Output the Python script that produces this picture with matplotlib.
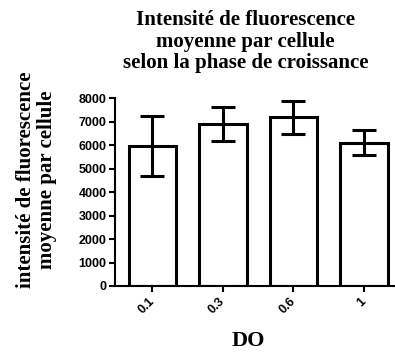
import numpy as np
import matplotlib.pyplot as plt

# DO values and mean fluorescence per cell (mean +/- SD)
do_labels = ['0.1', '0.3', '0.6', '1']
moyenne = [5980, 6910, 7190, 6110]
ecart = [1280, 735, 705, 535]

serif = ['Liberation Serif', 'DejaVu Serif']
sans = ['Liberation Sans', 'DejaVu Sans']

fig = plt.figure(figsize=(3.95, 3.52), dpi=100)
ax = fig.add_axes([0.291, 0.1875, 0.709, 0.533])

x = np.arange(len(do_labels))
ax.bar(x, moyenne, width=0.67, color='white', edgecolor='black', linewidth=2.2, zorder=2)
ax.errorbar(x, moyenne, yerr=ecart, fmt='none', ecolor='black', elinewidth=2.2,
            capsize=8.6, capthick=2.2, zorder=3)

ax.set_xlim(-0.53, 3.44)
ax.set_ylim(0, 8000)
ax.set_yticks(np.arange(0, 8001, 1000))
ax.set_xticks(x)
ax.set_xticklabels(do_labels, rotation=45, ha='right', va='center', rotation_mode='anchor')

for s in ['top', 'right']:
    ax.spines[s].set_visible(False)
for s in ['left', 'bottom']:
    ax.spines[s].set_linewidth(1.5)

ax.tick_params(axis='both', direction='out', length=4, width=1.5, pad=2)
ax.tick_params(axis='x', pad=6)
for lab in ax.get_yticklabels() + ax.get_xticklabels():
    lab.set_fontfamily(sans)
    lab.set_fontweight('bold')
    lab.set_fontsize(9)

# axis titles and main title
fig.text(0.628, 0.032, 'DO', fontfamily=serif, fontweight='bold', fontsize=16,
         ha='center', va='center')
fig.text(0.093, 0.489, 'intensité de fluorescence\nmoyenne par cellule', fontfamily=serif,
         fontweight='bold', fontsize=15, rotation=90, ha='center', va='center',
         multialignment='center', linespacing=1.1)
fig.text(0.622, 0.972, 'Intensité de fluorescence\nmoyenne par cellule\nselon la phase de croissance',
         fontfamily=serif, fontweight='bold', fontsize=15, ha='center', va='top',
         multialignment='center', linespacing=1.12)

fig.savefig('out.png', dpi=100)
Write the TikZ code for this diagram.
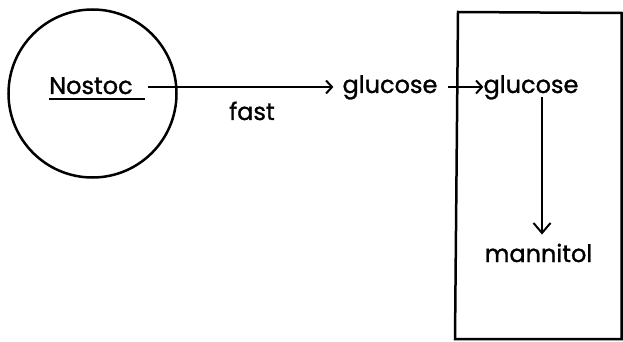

───

▶ [OBJECTIVE] Restate the whole listing above exactly, except for its images.

▶ [RESULT OF THE TASK]
Output the Python script that produces this picture with matplotlib.
import numpy as np
import matplotlib.pyplot as plt

# DO values and mean fluorescence per cell (mean +/- SD)
do_labels = ['0.1', '0.3', '0.6', '1']
moyenne = [5980, 6910, 7190, 6110]
ecart = [1280, 735, 705, 535]

serif = ['Liberation Serif', 'DejaVu Serif']
sans = ['Liberation Sans', 'DejaVu Sans']

fig = plt.figure(figsize=(3.95, 3.52), dpi=100)
ax = fig.add_axes([0.291, 0.1875, 0.709, 0.533])

x = np.arange(len(do_labels))
ax.bar(x, moyenne, width=0.67, color='white', edgecolor='black', linewidth=2.2, zorder=2)
ax.errorbar(x, moyenne, yerr=ecart, fmt='none', ecolor='black', elinewidth=2.2,
            capsize=8.6, capthick=2.2, zorder=3)

ax.set_xlim(-0.53, 3.44)
ax.set_ylim(0, 8000)
ax.set_yticks(np.arange(0, 8001, 1000))
ax.set_xticks(x)
ax.set_xticklabels(do_labels, rotation=45, ha='right', va='center', rotation_mode='anchor')

for s in ['top', 'right']:
    ax.spines[s].set_visible(False)
for s in ['left', 'bottom']:
    ax.spines[s].set_linewidth(1.5)

ax.tick_params(axis='both', direction='out', length=4, width=1.5, pad=2)
ax.tick_params(axis='x', pad=6)
for lab in ax.get_yticklabels() + ax.get_xticklabels():
    lab.set_fontfamily(sans)
    lab.set_fontweight('bold')
    lab.set_fontsize(9)

# axis titles and main title
fig.text(0.628, 0.032, 'DO', fontfamily=serif, fontweight='bold', fontsize=16,
         ha='center', va='center')
fig.text(0.093, 0.489, 'intensité de fluorescence\nmoyenne par cellule', fontfamily=serif,
         fontweight='bold', fontsize=15, rotation=90, ha='center', va='center',
         multialignment='center', linespacing=1.1)
fig.text(0.622, 0.972, 'Intensité de fluorescence\nmoyenne par cellule\nselon la phase de croissance',
         fontfamily=serif, fontweight='bold', fontsize=15, ha='center', va='top',
         multialignment='center', linespacing=1.12)

fig.savefig('out.png', dpi=100)
Write the TikZ code for this diagram.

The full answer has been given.